■ **Task requirements**:
Leave out the pictures and restate the rest of the data exactly.

■ **Supplied material**:
....

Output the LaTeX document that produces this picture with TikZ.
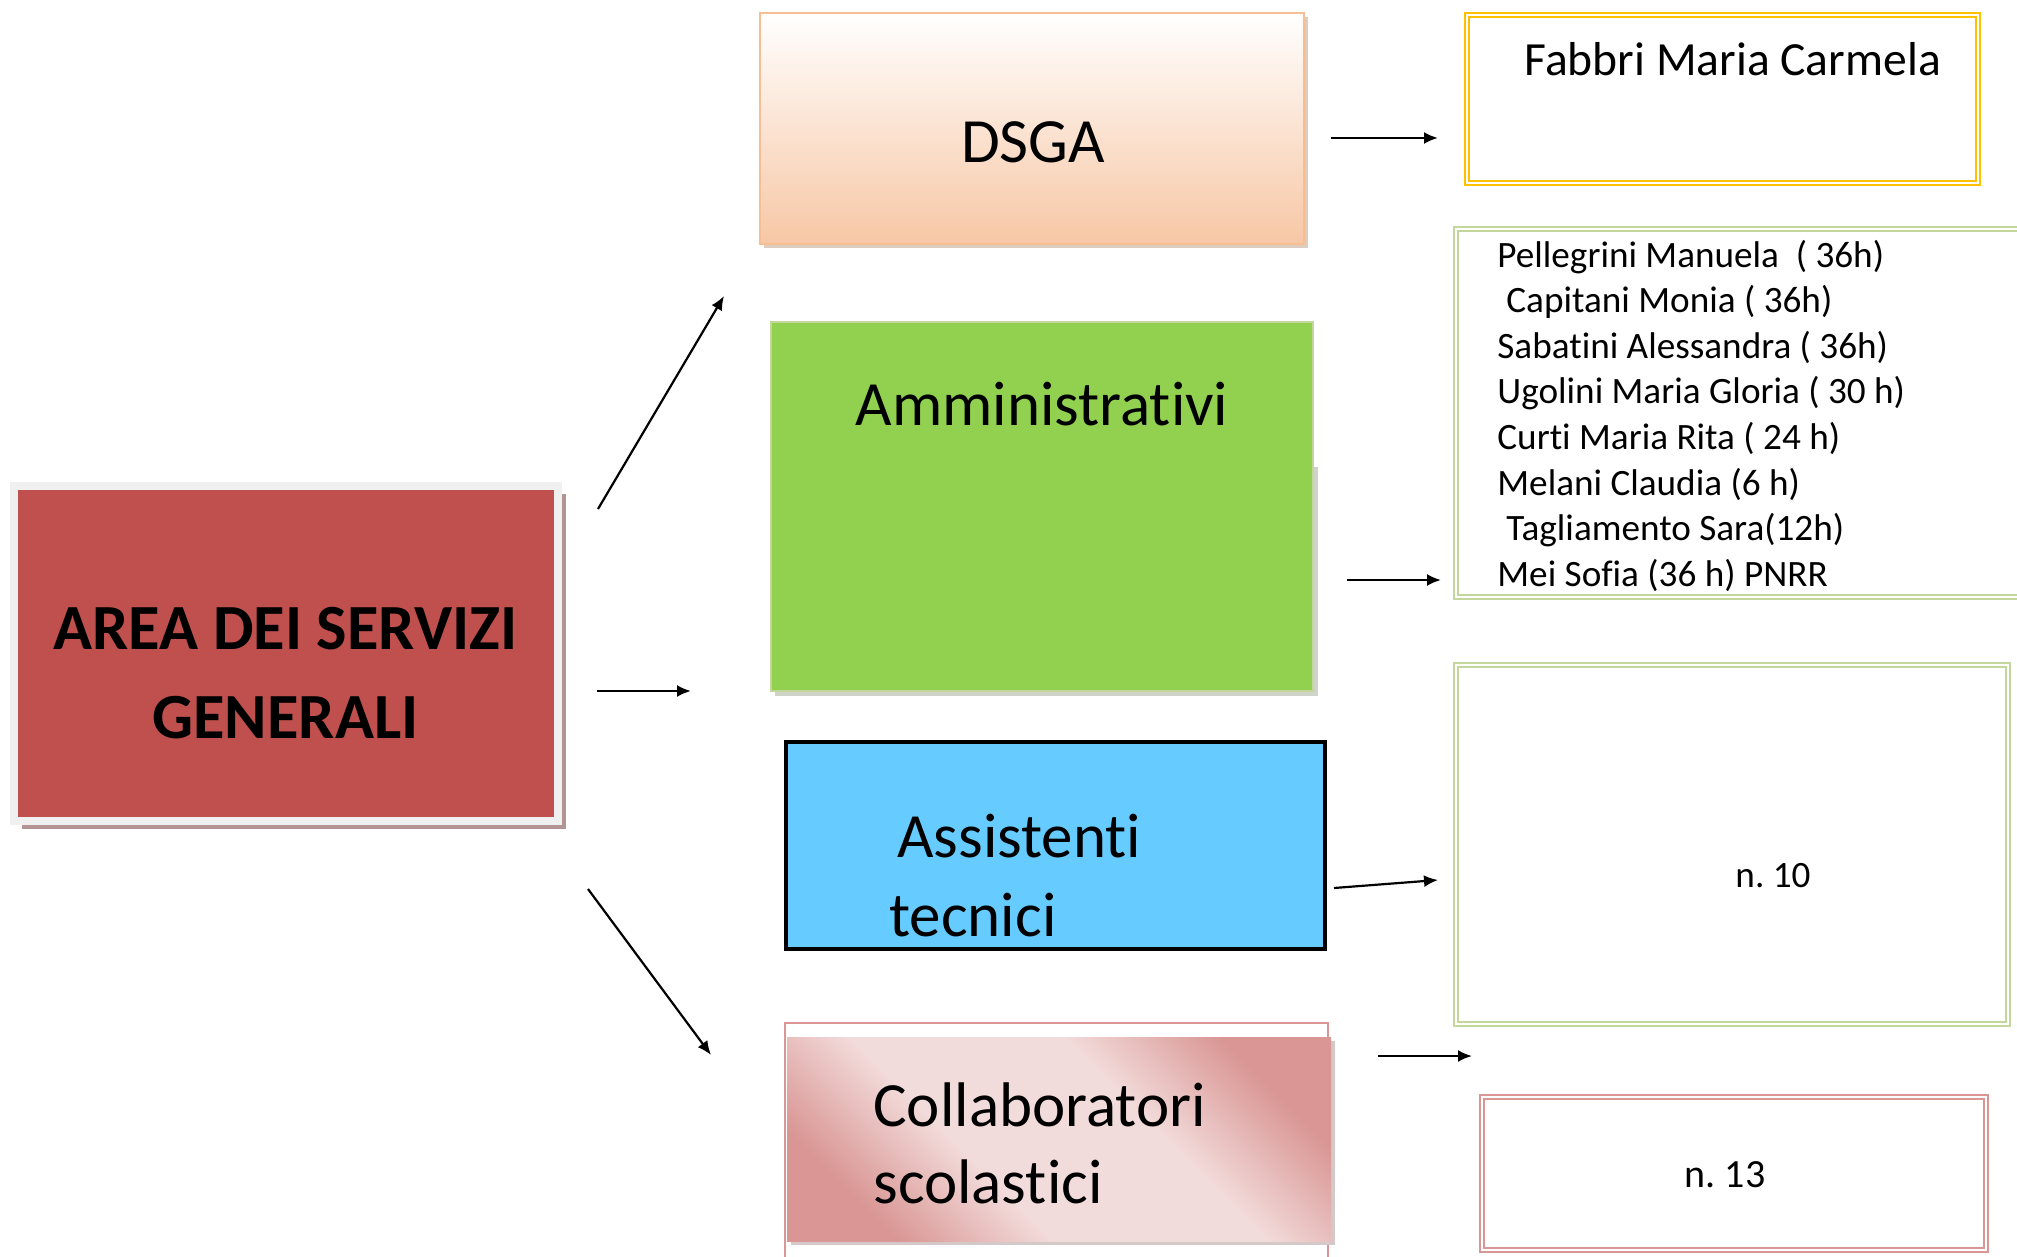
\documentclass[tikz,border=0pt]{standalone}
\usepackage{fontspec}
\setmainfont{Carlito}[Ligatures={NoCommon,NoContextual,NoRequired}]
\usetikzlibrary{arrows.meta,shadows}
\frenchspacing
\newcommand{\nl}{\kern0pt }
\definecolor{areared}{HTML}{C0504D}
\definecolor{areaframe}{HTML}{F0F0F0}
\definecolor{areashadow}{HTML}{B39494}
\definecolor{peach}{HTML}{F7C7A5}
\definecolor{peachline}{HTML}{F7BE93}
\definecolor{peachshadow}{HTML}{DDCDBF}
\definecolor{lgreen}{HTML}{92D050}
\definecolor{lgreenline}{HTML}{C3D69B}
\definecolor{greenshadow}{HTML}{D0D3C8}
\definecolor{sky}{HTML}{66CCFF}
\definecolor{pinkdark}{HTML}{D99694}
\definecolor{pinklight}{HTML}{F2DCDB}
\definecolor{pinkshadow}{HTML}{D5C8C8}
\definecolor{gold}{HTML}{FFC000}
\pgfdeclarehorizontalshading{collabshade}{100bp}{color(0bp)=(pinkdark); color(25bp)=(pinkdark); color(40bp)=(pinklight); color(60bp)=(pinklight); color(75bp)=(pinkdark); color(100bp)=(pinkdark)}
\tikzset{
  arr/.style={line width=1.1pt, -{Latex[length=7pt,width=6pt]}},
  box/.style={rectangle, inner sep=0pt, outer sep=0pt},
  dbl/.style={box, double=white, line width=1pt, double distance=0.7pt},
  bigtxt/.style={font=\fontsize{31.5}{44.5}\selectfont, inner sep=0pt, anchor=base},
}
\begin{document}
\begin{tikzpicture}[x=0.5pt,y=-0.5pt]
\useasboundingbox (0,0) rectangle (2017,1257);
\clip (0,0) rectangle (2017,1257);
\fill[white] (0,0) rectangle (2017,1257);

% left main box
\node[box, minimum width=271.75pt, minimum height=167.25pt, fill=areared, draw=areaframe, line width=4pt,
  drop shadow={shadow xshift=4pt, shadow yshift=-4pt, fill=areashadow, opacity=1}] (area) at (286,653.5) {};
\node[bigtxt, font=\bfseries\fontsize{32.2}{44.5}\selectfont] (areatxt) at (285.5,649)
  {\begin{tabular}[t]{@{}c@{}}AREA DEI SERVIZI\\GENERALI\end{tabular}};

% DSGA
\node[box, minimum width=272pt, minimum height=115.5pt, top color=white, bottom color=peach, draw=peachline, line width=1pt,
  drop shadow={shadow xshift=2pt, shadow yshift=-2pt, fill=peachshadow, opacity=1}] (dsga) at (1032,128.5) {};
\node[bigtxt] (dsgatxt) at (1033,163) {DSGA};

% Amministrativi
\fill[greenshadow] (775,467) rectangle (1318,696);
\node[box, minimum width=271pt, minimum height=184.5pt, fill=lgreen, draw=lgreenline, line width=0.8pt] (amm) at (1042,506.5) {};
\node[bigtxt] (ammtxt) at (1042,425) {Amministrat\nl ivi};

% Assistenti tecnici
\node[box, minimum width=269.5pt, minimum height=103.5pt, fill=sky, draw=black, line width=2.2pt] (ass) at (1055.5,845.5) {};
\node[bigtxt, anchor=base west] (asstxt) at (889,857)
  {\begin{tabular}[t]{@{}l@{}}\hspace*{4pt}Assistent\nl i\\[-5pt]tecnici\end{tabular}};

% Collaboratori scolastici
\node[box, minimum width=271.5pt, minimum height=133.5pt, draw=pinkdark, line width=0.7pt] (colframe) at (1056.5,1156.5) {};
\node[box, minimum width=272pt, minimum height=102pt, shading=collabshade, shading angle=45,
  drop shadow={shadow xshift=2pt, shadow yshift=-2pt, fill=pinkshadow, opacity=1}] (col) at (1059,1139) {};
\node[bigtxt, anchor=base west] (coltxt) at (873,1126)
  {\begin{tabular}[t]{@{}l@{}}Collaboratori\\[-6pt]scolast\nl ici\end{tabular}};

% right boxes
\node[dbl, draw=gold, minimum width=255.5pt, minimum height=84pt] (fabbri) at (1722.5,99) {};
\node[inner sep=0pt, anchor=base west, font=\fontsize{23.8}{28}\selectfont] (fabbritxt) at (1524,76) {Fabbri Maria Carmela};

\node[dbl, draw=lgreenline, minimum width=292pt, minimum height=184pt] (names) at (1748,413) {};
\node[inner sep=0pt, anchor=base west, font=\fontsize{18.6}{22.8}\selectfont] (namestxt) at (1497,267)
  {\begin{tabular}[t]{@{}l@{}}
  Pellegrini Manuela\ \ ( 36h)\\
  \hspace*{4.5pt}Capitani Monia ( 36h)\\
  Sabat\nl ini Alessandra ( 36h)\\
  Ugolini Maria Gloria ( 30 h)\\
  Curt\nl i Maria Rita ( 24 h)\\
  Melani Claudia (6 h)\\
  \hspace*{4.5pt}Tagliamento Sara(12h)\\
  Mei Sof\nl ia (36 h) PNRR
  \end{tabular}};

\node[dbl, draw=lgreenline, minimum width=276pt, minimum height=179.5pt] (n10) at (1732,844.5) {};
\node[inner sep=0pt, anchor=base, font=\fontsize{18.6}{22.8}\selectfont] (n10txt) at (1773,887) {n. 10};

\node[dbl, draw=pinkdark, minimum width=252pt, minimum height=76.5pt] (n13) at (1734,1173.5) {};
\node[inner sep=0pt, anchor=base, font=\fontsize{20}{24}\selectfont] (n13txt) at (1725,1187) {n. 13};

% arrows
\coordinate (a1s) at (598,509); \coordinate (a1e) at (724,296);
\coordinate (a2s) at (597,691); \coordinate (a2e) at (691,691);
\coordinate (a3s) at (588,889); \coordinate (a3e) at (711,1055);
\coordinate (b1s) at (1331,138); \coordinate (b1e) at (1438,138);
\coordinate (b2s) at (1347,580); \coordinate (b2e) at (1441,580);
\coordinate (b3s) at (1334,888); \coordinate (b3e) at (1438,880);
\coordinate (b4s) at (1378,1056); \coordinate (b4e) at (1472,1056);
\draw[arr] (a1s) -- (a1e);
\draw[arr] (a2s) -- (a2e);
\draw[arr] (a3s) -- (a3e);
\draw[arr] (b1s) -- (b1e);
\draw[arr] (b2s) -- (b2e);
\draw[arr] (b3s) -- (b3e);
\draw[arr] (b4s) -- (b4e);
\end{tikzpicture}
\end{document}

....

■ **Output**:
Output the LaTeX document that produces this picture with TikZ.
\documentclass[tikz,border=0pt]{standalone}
\usepackage{fontspec}
\setmainfont{Carlito}[Ligatures={NoCommon,NoContextual,NoRequired}]
\usetikzlibrary{arrows.meta,shadows}
\frenchspacing
\newcommand{\nl}{\kern0pt }
\definecolor{areared}{HTML}{C0504D}
\definecolor{areaframe}{HTML}{F0F0F0}
\definecolor{areashadow}{HTML}{B39494}
\definecolor{peach}{HTML}{F7C7A5}
\definecolor{peachline}{HTML}{F7BE93}
\definecolor{peachshadow}{HTML}{DDCDBF}
\definecolor{lgreen}{HTML}{92D050}
\definecolor{lgreenline}{HTML}{C3D69B}
\definecolor{greenshadow}{HTML}{D0D3C8}
\definecolor{sky}{HTML}{66CCFF}
\definecolor{pinkdark}{HTML}{D99694}
\definecolor{pinklight}{HTML}{F2DCDB}
\definecolor{pinkshadow}{HTML}{D5C8C8}
\definecolor{gold}{HTML}{FFC000}
\pgfdeclarehorizontalshading{collabshade}{100bp}{color(0bp)=(pinkdark); color(25bp)=(pinkdark); color(40bp)=(pinklight); color(60bp)=(pinklight); color(75bp)=(pinkdark); color(100bp)=(pinkdark)}
\tikzset{
  arr/.style={line width=1.1pt, -{Latex[length=7pt,width=6pt]}},
  box/.style={rectangle, inner sep=0pt, outer sep=0pt},
  dbl/.style={box, double=white, line width=1pt, double distance=0.7pt},
  bigtxt/.style={font=\fontsize{31.5}{44.5}\selectfont, inner sep=0pt, anchor=base},
}
\begin{document}
\begin{tikzpicture}[x=0.5pt,y=-0.5pt]
\useasboundingbox (0,0) rectangle (2017,1257);
\clip (0,0) rectangle (2017,1257);
\fill[white] (0,0) rectangle (2017,1257);

% left main box
\node[box, minimum width=271.75pt, minimum height=167.25pt, fill=areared, draw=areaframe, line width=4pt,
  drop shadow={shadow xshift=4pt, shadow yshift=-4pt, fill=areashadow, opacity=1}] (area) at (286,653.5) {};
\node[bigtxt, font=\bfseries\fontsize{32.2}{44.5}\selectfont] (areatxt) at (285.5,649)
  {\begin{tabular}[t]{@{}c@{}}AREA DEI SERVIZI\\GENERALI\end{tabular}};

% DSGA
\node[box, minimum width=272pt, minimum height=115.5pt, top color=white, bottom color=peach, draw=peachline, line width=1pt,
  drop shadow={shadow xshift=2pt, shadow yshift=-2pt, fill=peachshadow, opacity=1}] (dsga) at (1032,128.5) {};
\node[bigtxt] (dsgatxt) at (1033,163) {DSGA};

% Amministrativi
\fill[greenshadow] (775,467) rectangle (1318,696);
\node[box, minimum width=271pt, minimum height=184.5pt, fill=lgreen, draw=lgreenline, line width=0.8pt] (amm) at (1042,506.5) {};
\node[bigtxt] (ammtxt) at (1042,425) {Amministrat\nl ivi};

% Assistenti tecnici
\node[box, minimum width=269.5pt, minimum height=103.5pt, fill=sky, draw=black, line width=2.2pt] (ass) at (1055.5,845.5) {};
\node[bigtxt, anchor=base west] (asstxt) at (889,857)
  {\begin{tabular}[t]{@{}l@{}}\hspace*{4pt}Assistent\nl i\\[-5pt]tecnici\end{tabular}};

% Collaboratori scolastici
\node[box, minimum width=271.5pt, minimum height=133.5pt, draw=pinkdark, line width=0.7pt] (colframe) at (1056.5,1156.5) {};
\node[box, minimum width=272pt, minimum height=102pt, shading=collabshade, shading angle=45,
  drop shadow={shadow xshift=2pt, shadow yshift=-2pt, fill=pinkshadow, opacity=1}] (col) at (1059,1139) {};
\node[bigtxt, anchor=base west] (coltxt) at (873,1126)
  {\begin{tabular}[t]{@{}l@{}}Collaboratori\\[-6pt]scolast\nl ici\end{tabular}};

% right boxes
\node[dbl, draw=gold, minimum width=255.5pt, minimum height=84pt] (fabbri) at (1722.5,99) {};
\node[inner sep=0pt, anchor=base west, font=\fontsize{23.8}{28}\selectfont] (fabbritxt) at (1524,76) {Fabbri Maria Carmela};

\node[dbl, draw=lgreenline, minimum width=292pt, minimum height=184pt] (names) at (1748,413) {};
\node[inner sep=0pt, anchor=base west, font=\fontsize{18.6}{22.8}\selectfont] (namestxt) at (1497,267)
  {\begin{tabular}[t]{@{}l@{}}
  Pellegrini Manuela\ \ ( 36h)\\
  \hspace*{4.5pt}Capitani Monia ( 36h)\\
  Sabat\nl ini Alessandra ( 36h)\\
  Ugolini Maria Gloria ( 30 h)\\
  Curt\nl i Maria Rita ( 24 h)\\
  Melani Claudia (6 h)\\
  \hspace*{4.5pt}Tagliamento Sara(12h)\\
  Mei Sof\nl ia (36 h) PNRR
  \end{tabular}};

\node[dbl, draw=lgreenline, minimum width=276pt, minimum height=179.5pt] (n10) at (1732,844.5) {};
\node[inner sep=0pt, anchor=base, font=\fontsize{18.6}{22.8}\selectfont] (n10txt) at (1773,887) {n. 10};

\node[dbl, draw=pinkdark, minimum width=252pt, minimum height=76.5pt] (n13) at (1734,1173.5) {};
\node[inner sep=0pt, anchor=base, font=\fontsize{20}{24}\selectfont] (n13txt) at (1725,1187) {n. 13};

% arrows
\coordinate (a1s) at (598,509); \coordinate (a1e) at (724,296);
\coordinate (a2s) at (597,691); \coordinate (a2e) at (691,691);
\coordinate (a3s) at (588,889); \coordinate (a3e) at (711,1055);
\coordinate (b1s) at (1331,138); \coordinate (b1e) at (1438,138);
\coordinate (b2s) at (1347,580); \coordinate (b2e) at (1441,580);
\coordinate (b3s) at (1334,888); \coordinate (b3e) at (1438,880);
\coordinate (b4s) at (1378,1056); \coordinate (b4e) at (1472,1056);
\draw[arr] (a1s) -- (a1e);
\draw[arr] (a2s) -- (a2e);
\draw[arr] (a3s) -- (a3e);
\draw[arr] (b1s) -- (b1e);
\draw[arr] (b2s) -- (b2e);
\draw[arr] (b3s) -- (b3e);
\draw[arr] (b4s) -- (b4e);
\end{tikzpicture}
\end{document}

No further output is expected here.